Our last tour stop was at Greenix Village dedicated to preserving Kerala’s art and culture. Our tour groups saw a private performance of Kathakali theater, a Buddhist ritual. A full performance may begin at 6 pm and continue until 2 or 3 the following morning. We were given a demonstration on the various facial and eye expressions and also the language (done as sign language). The heavily made-up performers presented a segment of a full play. We saw two actors (in a full play there are 7-10 characters), two musicians, and a chanter. The muscle coordination of the face was extraordinary and the eye movements equally challenging. Students begin the study at age 8-10. It normally takes 15 years to learn the complex performance techniques. It is a traditional art form from the 18th century. Kathakali Theater reminded Boris and I of the Chinese Opera Performance we saw with Rocky in Beijing.

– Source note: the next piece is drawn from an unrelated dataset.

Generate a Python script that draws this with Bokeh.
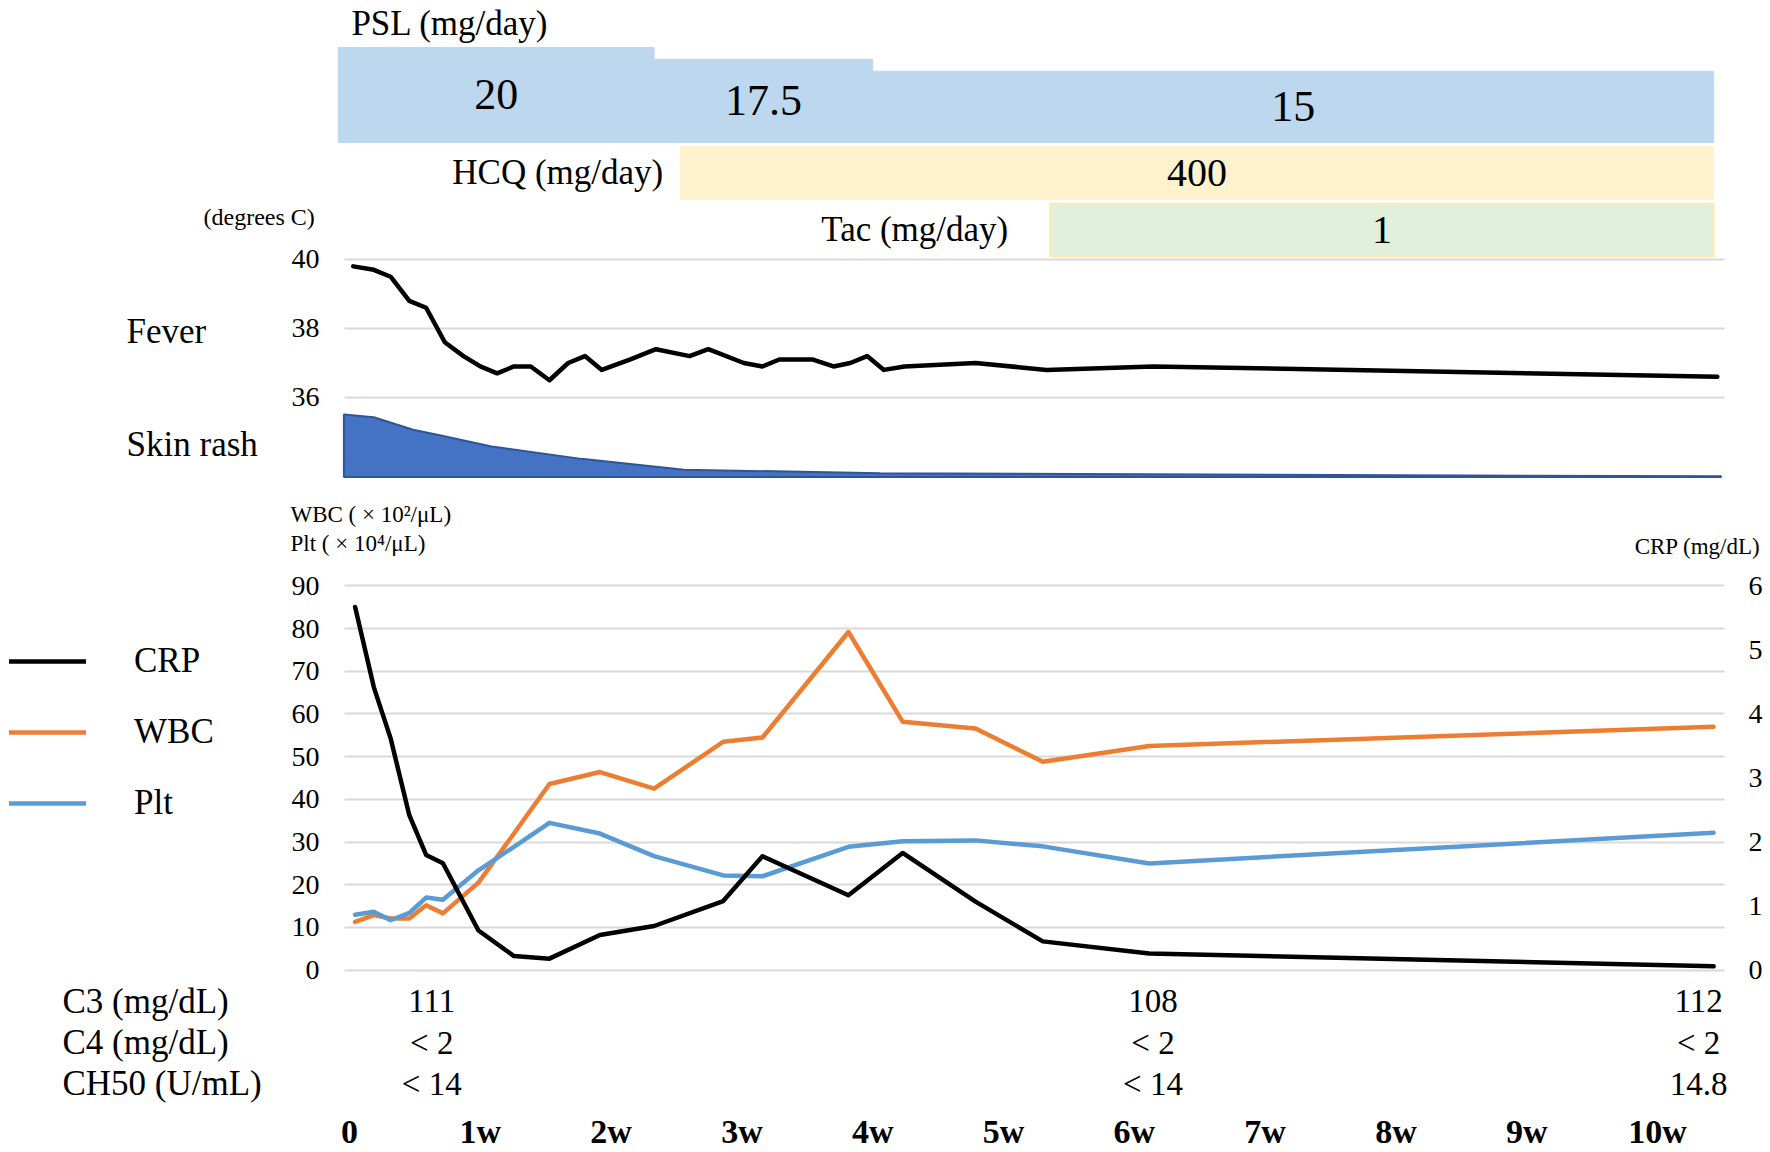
from bokeh.plotting import figure
from bokeh.models import Range1d, LinearAxis, FixedTicker, Legend, LegendItem, ColumnDataSource, Grid
from bokeh.embed import file_html
from bokeh.resources import INLINE
from bokeh.core.properties import value

FONT = "Liberation Serif"

# ---------------- data ----------------
psl_start = [-0.6, 16.3, 28.0]
psl_end = [16.3, 28.0, 73.0]
psl_dose = [20, 17.5, 15]
psl_text = ["20", "17.5", "15"]
hcq_start, hcq_end, hcq_text = 17.7, 73.0, "400"
tac_start, tac_end, tac_text = 37.5, 73.0, "1"

fever_day = [0.2, 1.3, 2.2, 3.2, 4.1, 5.1, 6.1, 7.0, 7.9, 8.8, 9.7, 10.7, 11.7, 12.6, 13.5,
             15.0, 16.4, 18.2, 19.2, 21.1, 22.1, 23.0, 24.8, 25.9, 26.8, 27.7, 28.6, 29.7,
             33.5, 37.3, 43.0, 73.2]
fever_temp = [39.8, 39.7, 39.5, 38.8, 38.6, 37.6, 37.2, 36.9, 36.7, 36.9, 36.9, 36.5, 37.0,
              37.2, 36.8, 37.1, 37.4, 37.2, 37.4, 37.0, 36.9, 37.1, 37.1, 36.9, 37.0, 37.2,
              36.8, 36.9, 37.0, 36.8, 36.9, 36.6]

rash_day = [-0.3, 1.3, 3.4, 4.7, 7.6, 12.4, 17.9, 28.4, 73.4]
rash_score = [3.0, 2.87, 2.27, 2.03, 1.46, 0.87, 0.35, 0.18, 0.03]

lab_day = [0.3, 1.3, 2.2, 3.2, 4.1, 5.0, 6.9, 8.8, 10.7, 13.4, 16.3, 20.0, 22.1, 26.7,
           29.6, 33.5, 37.1, 42.8, 73.0]
crp = [5.67, 4.42, 3.62, 2.42, 1.80, 1.67, 0.62, 0.22, 0.18, 0.55, 0.69, 1.08, 1.78, 1.17,
       1.83, 1.07, 0.45, 0.26, 0.06]
wbc = [11.3, 12.9, 12.1, 12.1, 15.2, 13.3, 20.5, 32.0, 43.6, 46.4, 42.5, 53.5, 54.5, 79.2,
       58.2, 56.6, 48.8, 52.5, 57.0]
plt_count = [13.0, 13.7, 11.7, 13.4, 17.0, 16.5, 23.4, 28.9, 34.5, 32.0, 26.7, 22.2, 22.0,
             28.9, 30.2, 30.4, 29.0, 25.0, 32.2]

comp_day = [4.4, 43.0, 72.2]
c3 = ["111", "108", "112"]
c4 = ["< 2", "< 2", "< 2"]
ch50 = ["< 14", "< 14", "14.8"]
comp_rows = ["C3 (mg/dL)", "C4 (mg/dL)", "CH50 (U/mL)"]

week_ticks = [0, 7, 14, 21, 28, 35, 42, 49, 56, 63, 70]
week_labels = ["0", "1w", "2w", "3w", "4w", "5w", "6w", "7w", "8w", "9w", "10w"]
fever_ticks = [36, 38, 40]
lab_ticks = [0, 10, 20, 30, 40, 50, 60, 70, 80, 90]
crp_ticks = [0, 1, 2, 3, 4, 5, 6]

# ---------------- layout (one frame, one y range per panel) ----------------
WIDTH, HEIGHT = 1766, 1112
xr = Range1d(-18.677, 75.83)      # days
AXIS_L = -0.589                   # day where the left value axes sit
AXIS_R = 73.585                   # day where the CRP axis sits
GRID_BOUNDS = (-0.27, 73.6)
GRID = "#d9d9d9"
LABEL_X = -11.93
ROW_X = -15.36

p = figure(frame_width=WIDTH, frame_height=HEIGHT, x_range=xr,
           y_range=Range1d(-33.33, 227.10),                 # lab values (x10^2 / x10^4)
           output_backend="svg", toolbar_location=None,
           x_axis_location="below", y_axis_location=None,
           min_border_left=0, min_border_right=0, min_border_top=0, min_border_bottom=0)
p.extra_y_ranges = {
    "drug": Range1d(-204.21, 29.89),
    "fever": Range1d(15.275, 47.507),
    "rash": Range1d(-30.509, 22.875),
    "crp": Range1d(-33.33 / 15, 227.10 / 15),
    "table": Range1d(2.707, -24.41),
}
p.outline_line_color = None
p.background_fill_color = "white"
p.border_fill_color = "white"
p.grid.visible = False


def style_axis(ax, size="28px", standoff=19):
    ax.axis_line_color = None
    ax.major_tick_line_color = None
    ax.minor_tick_line_color = None
    ax.major_tick_out = 0
    ax.major_tick_in = 0
    ax.major_label_standoff = standoff
    ax.major_label_text_font = FONT
    ax.major_label_text_font_size = size
    ax.major_label_text_color = "black"


def texts(xs, ys, ts, rng, size="35px", align="left", x_offset=0):
    p.text(x=xs, y=ys, text=ts, text_font=value(FONT), text_font_size=value(size),
           text_align=align, text_baseline="middle", text_color="black",
           x_offset=x_offset, y_range_name=rng)


def value_axis(ticks, loc, side, standoff, rng, grid=False):
    ax = LinearAxis(ticker=FixedTicker(ticks=ticks), fixed_location=loc, y_range_name=rng)
    style_axis(ax, standoff=standoff)
    p.add_layout(ax, side)
    if grid:
        p.add_layout(Grid(dimension=1, ticker=FixedTicker(ticks=ticks), y_range_name=rng,
                          grid_line_color=GRID, grid_line_width=2, cross_bounds=GRID_BOUNDS))


# ---- medication bars ----
HCQ_BOT, HCQ_TOP = -12.0, -0.842
TAC_BOT, TAC_TOP = -24.0, -12.84
p.quad(left=psl_start, right=psl_end, bottom=0, top=psl_dose, y_range_name="drug",
       fill_color="#bdd7ee", line_color="#bdd7ee")
p.quad(left=[hcq_start], right=[hcq_end], bottom=HCQ_BOT, top=HCQ_TOP, y_range_name="drug",
       fill_color="#fff2cc", line_color="#fff2cc")
p.quad(left=[tac_start], right=[tac_end], bottom=TAC_BOT, top=TAC_TOP, y_range_name="drug",
       fill_color="#e2efda", line_color="#fde9b5", line_width=2)
drug_src = ColumnDataSource(dict(
    x=[(a + b) / 2 for a, b in zip(psl_start, psl_end)] + [(hcq_start + hcq_end) / 2, (tac_start + tac_end) / 2],
    y=[d / 2 for d in psl_dose] + [(HCQ_BOT + HCQ_TOP) / 2, (TAC_BOT + TAC_TOP) / 2],
    t=psl_text + [hcq_text, tac_text],
    s=["44px", "44px", "44px", "40px", "40px"],
))
p.text(x="x", y="y", text="t", source=drug_src, text_font=value(FONT), text_font_size="s",
       text_align="center", text_baseline="middle", text_color="black", y_range_name="drug")
texts([0.1], [25.05], ["PSL (mg/day)"], "drug")
texts([hcq_start, tac_start], [(HCQ_BOT + HCQ_TOP) / 2, (TAC_BOT + TAC_TOP) / 2],
      ["HCQ (mg/day)", "Tac (mg/day)"], "drug", align="right", x_offset=[-17, -42])
texts([-7.81], [-15.79], ["(degrees C)"], "drug", size="24px")

# ---- fever & skin rash ----
value_axis(fever_ticks, AXIS_L, "left", 19, "fever", grid=True)
p.patch(x=rash_day + rash_day[::-1], y=rash_score + [0] * len(rash_day), y_range_name="rash",
        fill_color="#4472c4", line_color="#2f5597", line_width=2)
p.line(fever_day, fever_temp, y_range_name="fever", line_color="black", line_width=4.5,
       line_join="round", line_cap="round")
texts([LABEL_X, LABEL_X], [37.91, 34.64], ["Fever", "Skin rash"], "fever")

# ---- laboratory values ----
value_axis(lab_ticks, AXIS_L, "left", 19, "default", grid=True)
value_axis(crp_ticks, AXIS_R, "right", 24, "crp")
LW = 4.5
r_wbc = p.line(lab_day, wbc, line_color="#ed7d31", line_width=LW, line_join="round", line_cap="round")
r_plt = p.line(lab_day, plt_count, line_color="#5b9bd5", line_width=LW, line_join="round", line_cap="round")
r_crp = p.line(lab_day, crp, y_range_name="crp", line_color="black", line_width=LW,
               line_join="round", line_cap="round")
legend = Legend(items=[LegendItem(label="CRP", renderers=[r_crp]),
                       LegendItem(label="WBC", renderers=[r_wbc]),
                       LegendItem(label="Plt", renderers=[r_plt])],
                location=(9, 289), glyph_width=77, glyph_height=40, label_standoff=48,
                spacing=31, padding=0, margin=0, border_line_color=None,
                background_fill_alpha=0, label_text_font=FONT, label_text_font_size="35px",
                label_text_color="black")
p.add_layout(legend)
texts([-3.16, -3.16], [106.7, 100.0], ["WBC ( × 10²/μL)", "Plt ( × 10⁴/μL)"], "default", size="23px")
texts([75.51], [99.3], ["CRP (mg/dL)"], "default", size="23px", align="right")

# ---- complement table & week axis ----
p.xaxis.ticker = FixedTicker(ticks=week_ticks)
p.xaxis.major_label_overrides = dict(zip(week_ticks, week_labels))
style_axis(p.xaxis[0], size="34px", standoff=0)
p.xaxis.major_label_text_font_style = "bold"
tab_x, tab_y, tab_t = [], [], []
for r, vals in enumerate([c3, c4, ch50]):
    tab_x += comp_day
    tab_y += [r] * len(comp_day)
    tab_t += vals
texts(tab_x, tab_y, tab_t, "table", size="33px", align="center")
texts([ROW_X] * len(comp_rows), list(range(len(comp_rows))), comp_rows, "table")

open("out.html", "w").write(file_html(p, INLINE))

On the way back, I asked our guide about the local tok-toks. I had noted that all the tok-toks-or “poor man’s taxi” as he called it-are the same color. He told me that commercial vehicles had to have gold and black license plates. Licenses for private vehicles are black and white. The tok-toks had adopted the license color for the entire vehicle. This color combination is unique to the state of Kerala in India. (Black and gold are also the school colors of that famous Texas institution, Southwestern University.) Public buses are red with 25% of the seats reserved for ladies and 10% of the seats reserved for the elderly.
Our bus was stopped at the harbor entrance and a policeman entered to check everyone’s landing card. It was checked again when we boarded the ship. Come on…really?
Back on board, we have champagne chilling in an ice bucket in our room. The sun is setting just behind our ship so we will be able to enjoy the sunset from our terrace. Welcome to India, Natasha.